* [STATED EXERCISE]: Below, find the line containing "What matplotlib code" and the line containing "b01_3_y = [0.195, 0.223, 0.299, 0.246]"; reproduce exactly those two and every line between them, omitting pictures.

* [DATA LINES]:
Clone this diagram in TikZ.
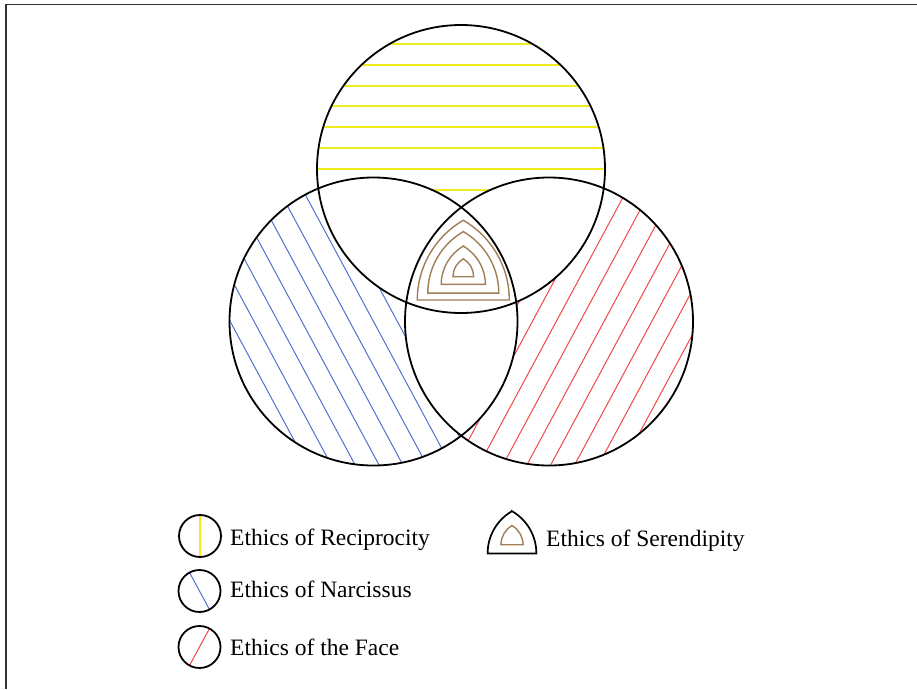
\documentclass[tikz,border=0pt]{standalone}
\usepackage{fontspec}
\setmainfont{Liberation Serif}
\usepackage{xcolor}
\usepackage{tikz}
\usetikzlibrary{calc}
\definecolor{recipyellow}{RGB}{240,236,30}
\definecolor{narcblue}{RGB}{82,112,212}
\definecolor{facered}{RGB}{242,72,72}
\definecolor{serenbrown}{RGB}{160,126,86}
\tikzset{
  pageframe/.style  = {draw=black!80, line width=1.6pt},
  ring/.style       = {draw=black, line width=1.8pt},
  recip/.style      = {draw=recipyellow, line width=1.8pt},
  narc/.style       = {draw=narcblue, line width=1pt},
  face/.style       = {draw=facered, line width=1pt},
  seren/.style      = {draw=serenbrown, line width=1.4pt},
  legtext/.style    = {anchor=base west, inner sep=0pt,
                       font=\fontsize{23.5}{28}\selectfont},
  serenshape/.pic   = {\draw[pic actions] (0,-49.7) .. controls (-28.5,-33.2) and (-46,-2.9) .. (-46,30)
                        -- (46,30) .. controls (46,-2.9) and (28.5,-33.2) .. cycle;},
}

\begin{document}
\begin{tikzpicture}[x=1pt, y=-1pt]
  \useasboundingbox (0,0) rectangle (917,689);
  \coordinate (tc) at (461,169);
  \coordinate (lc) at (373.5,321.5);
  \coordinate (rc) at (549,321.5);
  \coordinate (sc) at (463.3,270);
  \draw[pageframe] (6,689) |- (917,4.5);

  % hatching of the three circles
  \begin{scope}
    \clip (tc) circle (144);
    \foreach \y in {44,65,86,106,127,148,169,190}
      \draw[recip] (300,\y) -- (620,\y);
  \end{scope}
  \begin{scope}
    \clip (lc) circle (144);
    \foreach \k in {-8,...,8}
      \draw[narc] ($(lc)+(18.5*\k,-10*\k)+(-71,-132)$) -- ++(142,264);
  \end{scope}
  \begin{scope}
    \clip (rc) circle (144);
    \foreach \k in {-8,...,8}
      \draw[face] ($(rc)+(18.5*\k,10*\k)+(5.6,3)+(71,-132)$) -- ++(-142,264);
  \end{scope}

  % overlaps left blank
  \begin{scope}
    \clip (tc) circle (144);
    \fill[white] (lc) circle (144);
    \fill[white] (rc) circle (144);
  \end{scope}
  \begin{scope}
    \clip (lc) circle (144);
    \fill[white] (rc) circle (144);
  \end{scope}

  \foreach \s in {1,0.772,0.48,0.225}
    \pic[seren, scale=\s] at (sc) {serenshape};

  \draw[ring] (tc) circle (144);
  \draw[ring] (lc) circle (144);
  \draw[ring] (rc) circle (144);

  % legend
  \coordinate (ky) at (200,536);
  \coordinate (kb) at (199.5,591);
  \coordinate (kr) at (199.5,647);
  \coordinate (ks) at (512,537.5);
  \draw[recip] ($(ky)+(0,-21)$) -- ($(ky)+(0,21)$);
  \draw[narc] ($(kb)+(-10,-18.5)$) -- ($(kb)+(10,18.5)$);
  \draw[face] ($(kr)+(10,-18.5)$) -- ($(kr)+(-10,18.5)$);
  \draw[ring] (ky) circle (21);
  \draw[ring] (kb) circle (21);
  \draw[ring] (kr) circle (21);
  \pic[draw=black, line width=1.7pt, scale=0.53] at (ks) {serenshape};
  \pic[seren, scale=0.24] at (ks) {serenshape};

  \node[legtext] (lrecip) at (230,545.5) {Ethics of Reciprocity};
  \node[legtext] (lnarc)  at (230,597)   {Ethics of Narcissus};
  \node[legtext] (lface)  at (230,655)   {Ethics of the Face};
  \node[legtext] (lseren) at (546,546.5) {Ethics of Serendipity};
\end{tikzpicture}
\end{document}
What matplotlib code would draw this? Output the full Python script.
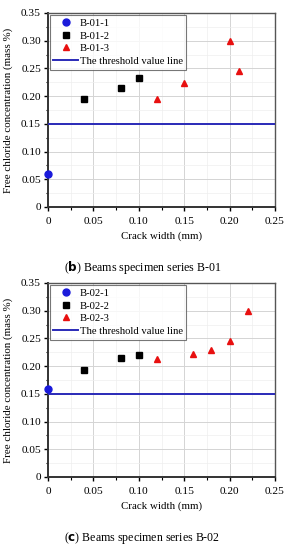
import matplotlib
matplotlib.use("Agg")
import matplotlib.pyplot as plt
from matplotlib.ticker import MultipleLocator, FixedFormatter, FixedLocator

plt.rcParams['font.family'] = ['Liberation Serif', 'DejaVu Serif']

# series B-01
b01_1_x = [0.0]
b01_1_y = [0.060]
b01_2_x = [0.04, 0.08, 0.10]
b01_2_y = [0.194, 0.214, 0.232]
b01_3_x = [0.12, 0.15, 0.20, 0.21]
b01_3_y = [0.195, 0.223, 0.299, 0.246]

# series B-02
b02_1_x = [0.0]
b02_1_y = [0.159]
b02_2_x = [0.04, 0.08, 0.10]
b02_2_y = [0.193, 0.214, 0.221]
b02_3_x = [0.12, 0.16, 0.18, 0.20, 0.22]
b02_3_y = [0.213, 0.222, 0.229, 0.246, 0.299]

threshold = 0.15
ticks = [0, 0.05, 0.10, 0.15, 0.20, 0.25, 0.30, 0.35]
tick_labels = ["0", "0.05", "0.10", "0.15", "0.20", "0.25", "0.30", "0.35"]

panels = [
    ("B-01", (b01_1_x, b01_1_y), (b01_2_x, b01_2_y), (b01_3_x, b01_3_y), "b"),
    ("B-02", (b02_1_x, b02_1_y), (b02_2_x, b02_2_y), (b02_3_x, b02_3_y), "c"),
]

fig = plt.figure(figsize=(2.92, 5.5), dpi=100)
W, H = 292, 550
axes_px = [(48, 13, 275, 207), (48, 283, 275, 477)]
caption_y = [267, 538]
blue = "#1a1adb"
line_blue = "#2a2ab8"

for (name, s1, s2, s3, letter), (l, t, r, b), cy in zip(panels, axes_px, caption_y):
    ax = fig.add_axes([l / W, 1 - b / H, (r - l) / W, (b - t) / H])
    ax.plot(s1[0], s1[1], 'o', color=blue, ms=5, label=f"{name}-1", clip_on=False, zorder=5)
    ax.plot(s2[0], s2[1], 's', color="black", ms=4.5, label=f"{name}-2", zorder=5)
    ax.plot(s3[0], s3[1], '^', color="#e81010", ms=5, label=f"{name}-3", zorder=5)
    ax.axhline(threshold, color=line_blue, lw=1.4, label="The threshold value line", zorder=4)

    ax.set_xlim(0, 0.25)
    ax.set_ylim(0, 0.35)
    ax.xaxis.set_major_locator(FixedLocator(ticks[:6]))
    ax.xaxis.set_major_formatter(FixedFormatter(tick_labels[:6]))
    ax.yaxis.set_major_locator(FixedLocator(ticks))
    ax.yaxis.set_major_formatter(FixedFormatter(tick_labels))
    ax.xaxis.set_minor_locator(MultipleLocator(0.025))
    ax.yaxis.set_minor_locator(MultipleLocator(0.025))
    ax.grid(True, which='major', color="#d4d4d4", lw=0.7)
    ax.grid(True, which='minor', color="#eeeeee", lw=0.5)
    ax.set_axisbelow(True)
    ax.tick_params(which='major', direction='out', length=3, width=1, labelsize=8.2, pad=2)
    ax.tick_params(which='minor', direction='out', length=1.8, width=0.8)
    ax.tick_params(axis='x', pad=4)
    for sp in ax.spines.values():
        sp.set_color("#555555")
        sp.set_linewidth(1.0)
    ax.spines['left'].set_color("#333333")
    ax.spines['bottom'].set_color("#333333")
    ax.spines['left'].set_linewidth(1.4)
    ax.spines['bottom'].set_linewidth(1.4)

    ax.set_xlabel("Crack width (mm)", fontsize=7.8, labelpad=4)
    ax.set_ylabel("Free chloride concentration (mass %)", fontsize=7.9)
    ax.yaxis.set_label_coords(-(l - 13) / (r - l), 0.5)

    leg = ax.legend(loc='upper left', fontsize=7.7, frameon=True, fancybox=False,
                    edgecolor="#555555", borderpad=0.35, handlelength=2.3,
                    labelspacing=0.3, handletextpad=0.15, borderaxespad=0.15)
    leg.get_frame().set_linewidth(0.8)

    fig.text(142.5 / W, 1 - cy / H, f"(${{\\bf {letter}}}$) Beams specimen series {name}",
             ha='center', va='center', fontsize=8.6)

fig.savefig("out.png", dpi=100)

* [COMPLETED EXERCISE]:
What matplotlib code would draw this? Output the full Python script.
import matplotlib
matplotlib.use("Agg")
import matplotlib.pyplot as plt
from matplotlib.ticker import MultipleLocator, FixedFormatter, FixedLocator

plt.rcParams['font.family'] = ['Liberation Serif', 'DejaVu Serif']

# series B-01
b01_1_x = [0.0]
b01_1_y = [0.060]
b01_2_x = [0.04, 0.08, 0.10]
b01_2_y = [0.194, 0.214, 0.232]
b01_3_x = [0.12, 0.15, 0.20, 0.21]
b01_3_y = [0.195, 0.223, 0.299, 0.246]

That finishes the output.